Here is an example configuration :

server {
  listen <public_ip>:443;
  server_name yourpublicname.tld;
  # [...] here goes your standard configuration

  location /webmail {
    proxy_pass https://localhost:8443/webmail;
  }
}

server {
  listen <internal_ip>:443;
  server_name yourinternalname.tld;
  # [...] here goes your standard configuration

  location /admin {
    proxy_pass https://localhost:8443/admin;
    proxy_set_header Host $http_host;
  }

}

Depending on how you access the front server, you might want to add a proxy_redirect directive to your location blocks:

proxy_redirect https://localhost https://your-domain.com;

This will stop redirects (301 and 302) sent by the Webmail, nginx front and admin interface from sending you to localhost.

Traefik as reverse proxy

Traefik is a popular reverse-proxy aimed at containerized systems. As such, many may wish to integrate Mailu into a system which already uses Traefik as its sole ingress/reverse-proxy.

As the mailu/front container uses Nginx not only for HTTP forwarding, but also for the mail-protocols like SMTP, IMAP, etc, we need to keep this container around even when using another HTTP reverse-proxy. Furthermore, Traefik is neither able to forward non-HTTP, nor can it easily forward HTTPS-to-HTTPS. This, however, means 3 things:

  • mailu/front needs to listen internally on HTTP rather than HTTPS

  • mailu/front is not exposed to the outside world on HTTP

  • mailu/front still needs SSL certificates (here, we assume letsencrypt) for a well-behaved mail service

This makes the setup with Traefik a bit harder: Traefik saves its certificates in a proprietary JSON file, which is not readable by Nginx in the front-container. To solve this, your acme.json needs to be exposed to the host or a docker-volume. It will then be read by a script in another container, which will dump the certificates as PEM files, readable for Nginx. The front container will automatically reload Nginx whenever these certificates change.

To set this up, first set TLS_FLAVOR=mail in your .env. This tells mailu/front not to try to request certificates using letsencrypt, but to read provided certificates, and use them only for mail-protocols, not for HTTP. Next, in your docker-compose.yml, comment out the port lines of the front section for port …:80 and …:443. Add the respective Traefik labels for your domain/configuration, like

labels:
  - "traefik.enable=true"
  - "traefik.port=80"
  - "traefik.frontend.rule=Host:$TRAEFIK_DOMAIN"

Note

Please don’t forget to add TRAEFIK_DOMAIN=[...] TO YOUR .env

If your Traefik is configured to automatically request certificates from letsencrypt, then you’ll have a certificate for mail.your.doma.in now. However, mail.your.doma.in might only be the location where you want the Mailu web-interfaces to live — your mail should be sent/received from your.doma.in, and this is the DOMAIN in your .env?
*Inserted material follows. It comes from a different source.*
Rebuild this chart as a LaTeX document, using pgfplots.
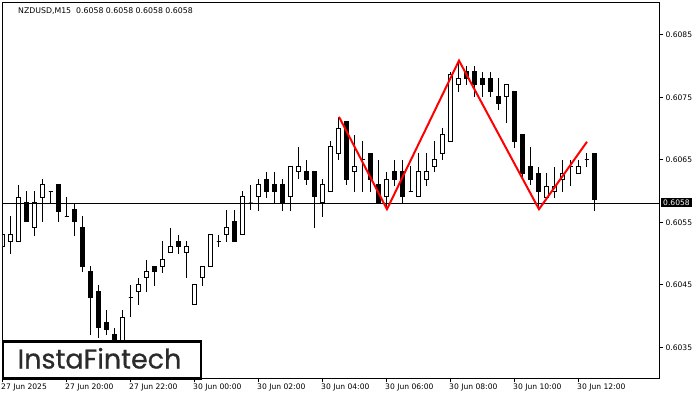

To support that use-case, Traefik can request SANs for your domain. Lets add something like

[acme]
  [[acme.domains]]
    main = "your.doma.in" # this is the same as $TRAEFIK_DOMAIN!
    sans = ["mail.your.doma.in", "webmail.your.doma.in", "smtp.your.doma.in"]

to your traefik.toml. You might need to clear your acme.json, if a certificate for one of these domains already exists.

You will need some solution which dumps the certificates in acme.json, so you can include them in the mailu/front container. One such example is mailu/traefik-certdumper, which has been adapted for use in Mailu. You can add it to your docker-compose.yml like:

certdumper:
  restart: always
  image: mailu/traefik-certdumper:$VERSION
  environment:
  # Make sure this is the same as the main=-domain in traefik.toml
  # !!! Also don’t forget to add "TRAEFIK_DOMAIN=[...]" to your .env!
    - DOMAIN=$TRAEFIK_DOMAIN
  volumes:
    # Folder, which contains the acme.json
    - "/data/traefik:/traefik"
    # Folder, where cert.pem and key.pem will be written
    - "/data/mailu/certs:/output"

Assuming you have volume-mounted your acme.json put to /data/traefik on your host. The dumper will then write out /data/mailu/certs/cert.pem and /data/mailu/certs/key.pem whenever acme.json is updated. Yay! Now let’s mount this to our front container like:

volumes:
  - /data/mailu/certs:/certs

This works, because we set TLS_FLAVOR=mail, which picks up the key-certificate pair (e.g., cert.pem and key.pem) from the certs folder in the root path (/certs/).

Override Mailu configuration

If you do not have the resources for running a separate reverse proxy, you could override Mailu reverse proxy configuration by using a Docker volume. Simply store your configuration file (Nginx format), in /mailu/nginx.conf for instance.

Then modify your docker-compose.yml file and change the front section to add a mount:

front:
  build: nginx
  image: mailu/nginx:$VERSION
  restart: always
  env_file: .env
  ports:
    [...]
  volumes:
    - "$ROOT/certs:/certs"
    - "$ROOT/nginx.conf:/etc/nginx/nginx.conf"

You can also download the example configuration files:

Disable completely Mailu reverse proxy

You must not disable Mailu reverse proxy by removing the front section from the docker-compose.yml.

front is handling authentication and is also proxying e.g. SMTP and IMAP. A basic HTTP reverse proxy as described in this document is not sufficient for this.